■ Goal:
Transcribe the material exactly. Images do not belong in the copy.

## Begin

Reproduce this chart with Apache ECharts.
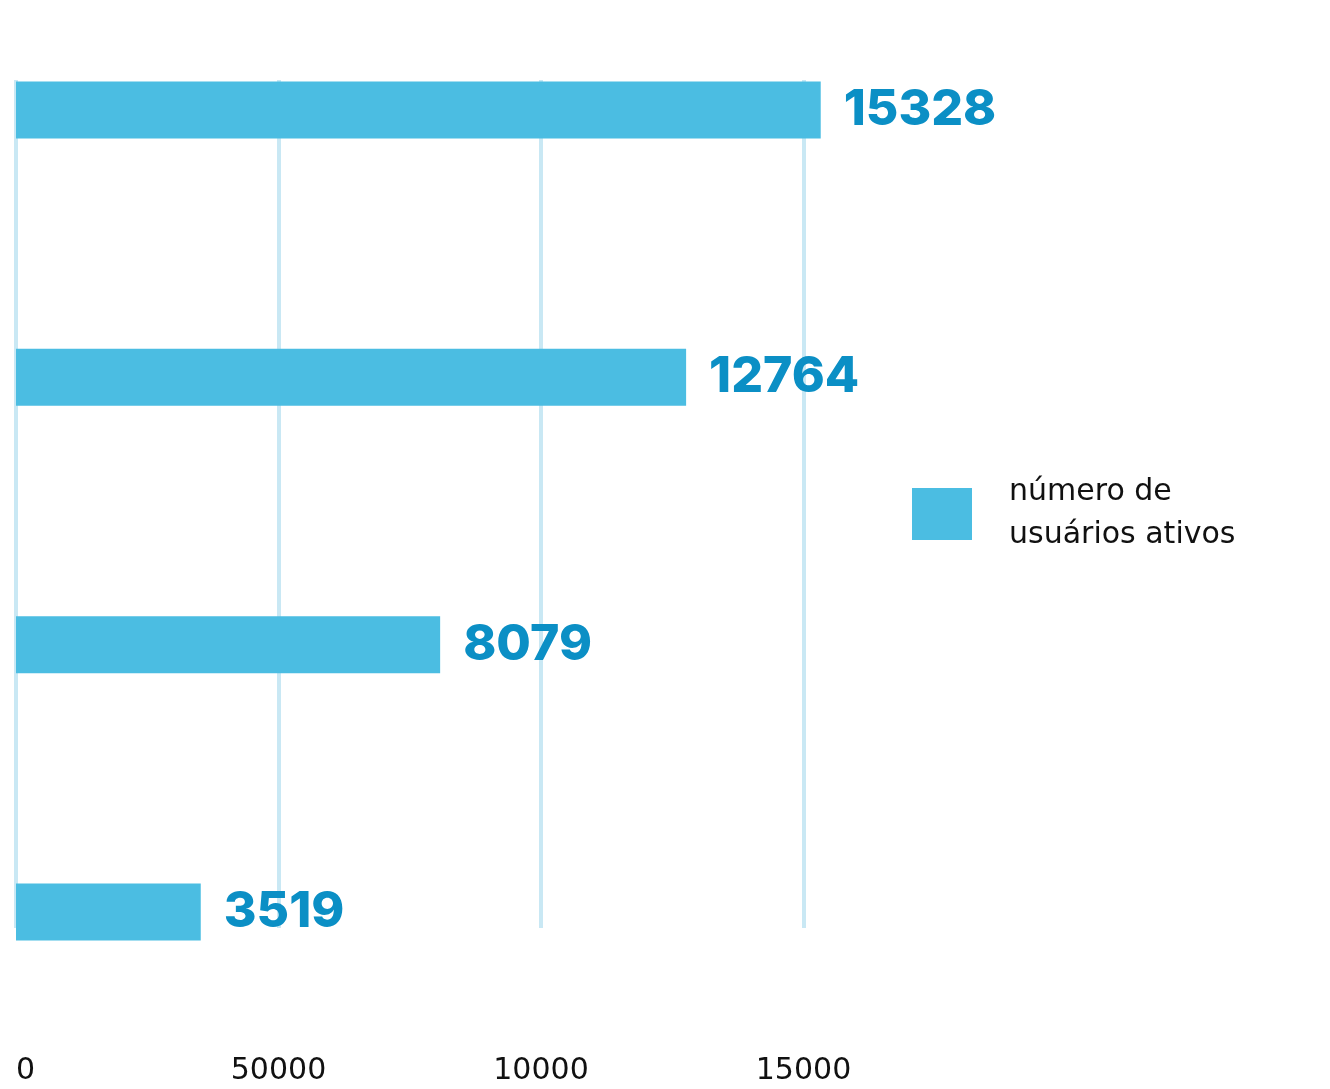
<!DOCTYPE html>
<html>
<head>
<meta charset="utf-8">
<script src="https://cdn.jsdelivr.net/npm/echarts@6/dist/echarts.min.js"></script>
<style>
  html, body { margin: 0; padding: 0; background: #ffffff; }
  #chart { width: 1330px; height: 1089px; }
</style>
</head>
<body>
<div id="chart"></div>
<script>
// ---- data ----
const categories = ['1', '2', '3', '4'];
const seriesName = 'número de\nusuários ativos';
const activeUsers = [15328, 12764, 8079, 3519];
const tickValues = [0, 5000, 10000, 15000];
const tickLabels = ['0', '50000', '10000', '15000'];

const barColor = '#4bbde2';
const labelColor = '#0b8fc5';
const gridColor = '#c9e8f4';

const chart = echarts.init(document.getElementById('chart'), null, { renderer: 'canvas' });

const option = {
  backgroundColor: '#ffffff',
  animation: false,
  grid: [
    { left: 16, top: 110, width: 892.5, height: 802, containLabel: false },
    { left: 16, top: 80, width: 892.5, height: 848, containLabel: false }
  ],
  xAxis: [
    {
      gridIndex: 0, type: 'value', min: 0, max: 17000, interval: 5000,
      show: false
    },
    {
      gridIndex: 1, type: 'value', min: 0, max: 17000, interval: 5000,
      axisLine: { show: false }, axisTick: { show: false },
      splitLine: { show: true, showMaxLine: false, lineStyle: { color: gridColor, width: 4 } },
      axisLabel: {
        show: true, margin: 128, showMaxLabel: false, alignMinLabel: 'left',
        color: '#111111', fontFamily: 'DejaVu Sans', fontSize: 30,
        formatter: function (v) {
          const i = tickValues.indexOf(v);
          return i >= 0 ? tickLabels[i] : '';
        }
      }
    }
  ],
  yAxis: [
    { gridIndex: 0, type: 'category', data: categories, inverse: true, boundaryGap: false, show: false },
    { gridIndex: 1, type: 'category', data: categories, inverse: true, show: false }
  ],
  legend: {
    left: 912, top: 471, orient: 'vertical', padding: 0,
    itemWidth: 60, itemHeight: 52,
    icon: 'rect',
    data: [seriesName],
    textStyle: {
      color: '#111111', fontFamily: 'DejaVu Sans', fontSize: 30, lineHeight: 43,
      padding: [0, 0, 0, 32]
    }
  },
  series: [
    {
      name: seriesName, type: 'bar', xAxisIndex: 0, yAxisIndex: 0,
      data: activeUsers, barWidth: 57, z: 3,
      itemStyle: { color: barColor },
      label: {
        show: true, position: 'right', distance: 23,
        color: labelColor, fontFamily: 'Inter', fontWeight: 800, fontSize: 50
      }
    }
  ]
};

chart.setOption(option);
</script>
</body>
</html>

## End

■ Completed task:
Reproduce this chart with Apache ECharts.
<!DOCTYPE html>
<html>
<head>
<meta charset="utf-8">
<script src="https://cdn.jsdelivr.net/npm/echarts@6/dist/echarts.min.js"></script>
<style>
  html, body { margin: 0; padding: 0; background: #ffffff; }
  #chart { width: 1330px; height: 1089px; }
</style>
</head>
<body>
<div id="chart"></div>
<script>
// ---- data ----
const categories = ['1', '2', '3', '4'];
const seriesName = 'número de\nusuários ativos';
const activeUsers = [15328, 12764, 8079, 3519];
const tickValues = [0, 5000, 10000, 15000];
const tickLabels = ['0', '50000', '10000', '15000'];

const barColor = '#4bbde2';
const labelColor = '#0b8fc5';
const gridColor = '#c9e8f4';

const chart = echarts.init(document.getElementById('chart'), null, { renderer: 'canvas' });

const option = {
  backgroundColor: '#ffffff',
  animation: false,
  grid: [
    { left: 16, top: 110, width: 892.5, height: 802, containLabel: false },
    { left: 16, top: 80, width: 892.5, height: 848, containLabel: false }
  ],
  xAxis: [
    {
      gridIndex: 0, type: 'value', min: 0, max: 17000, interval: 5000,
      show: false
    },
    {
      gridIndex: 1, type: 'value', min: 0, max: 17000, interval: 5000,
      axisLine: { show: false }, axisTick: { show: false },
      splitLine: { show: true, showMaxLine: false, lineStyle: { color: gridColor, width: 4 } },
      axisLabel: {
        show: true, margin: 128, showMaxLabel: false, alignMinLabel: 'left',
        color: '#111111', fontFamily: 'DejaVu Sans', fontSize: 30,
        formatter: function (v) {
          const i = tickValues.indexOf(v);
          return i >= 0 ? tickLabels[i] : '';
        }
      }
    }
  ],
  yAxis: [
    { gridIndex: 0, type: 'category', data: categories, inverse: true, boundaryGap: false, show: false },
    { gridIndex: 1, type: 'category', data: categories, inverse: true, show: false }
  ],
  legend: {
    left: 912, top: 471, orient: 'vertical', padding: 0,
    itemWidth: 60, itemHeight: 52,
    icon: 'rect',
    data: [seriesName],
    textStyle: {
      color: '#111111', fontFamily: 'DejaVu Sans', fontSize: 30, lineHeight: 43,
      padding: [0, 0, 0, 32]
    }
  },
  series: [
    {
      name: seriesName, type: 'bar', xAxisIndex: 0, yAxisIndex: 0,
      data: activeUsers, barWidth: 57, z: 3,
      itemStyle: { color: barColor },
      label: {
        show: true, position: 'right', distance: 23,
        color: labelColor, fontFamily: 'Inter', fontWeight: 800, fontSize: 50
      }
    }
  ]
};

chart.setOption(option);
</script>
</body>
</html>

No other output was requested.